= Kayode Adams =

Nigerian activist (??–1969)

Kayode Ted Adams (died October 1969) was a student activist at the University of Lagos (UNILAG) who became controversial in 1965 after stabbing then-Vice Chancellor (VC) of the University of Lagos, Saburi Biobaku.

==Attack on Saburi Biobaku==
Following the non-renewal of Prof Eni Njoku's term as Vice-Chancellor of UNILAG, Prof Saburi Biobaku was appointed VC by the government of Sir Abubakar Tafawa Balewa, then Prime Minister of Nigeria. The decision was unpopular among UNILAG students, who perceived ethnic favoritism in Biobaku's appointment.

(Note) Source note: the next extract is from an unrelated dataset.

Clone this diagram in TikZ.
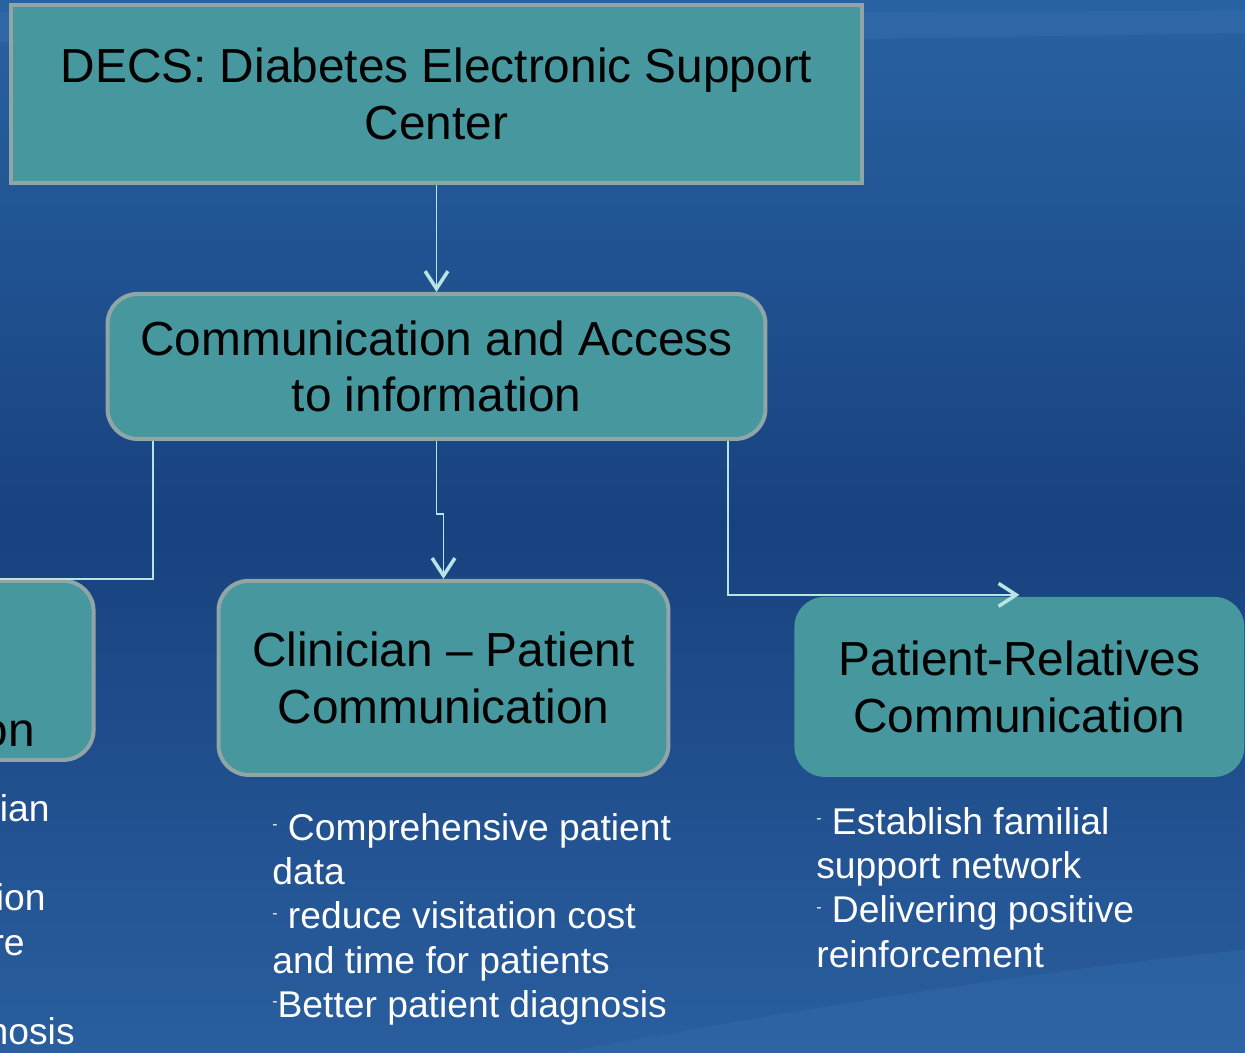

During Biobaku's outreach to the UNILAG community in June 1965, Kayode Adams approached the podium and stabbed Biobaku in the back. The incident led to tensions, resulting in the shutdown of UNILAG for several months.

==Trial==
Adams was arraigned for stabbing Biobaku, raised a defense of insanity, and pleaded not guilty. Despite his insanity defense, Adams was found guilty of attempted murder, confined to the Yaba Psychiatric Hospital, and rusticated from UNILAG.

==Death==
Adams was found dead at Bar Beach, presumably from drowning in October 1969.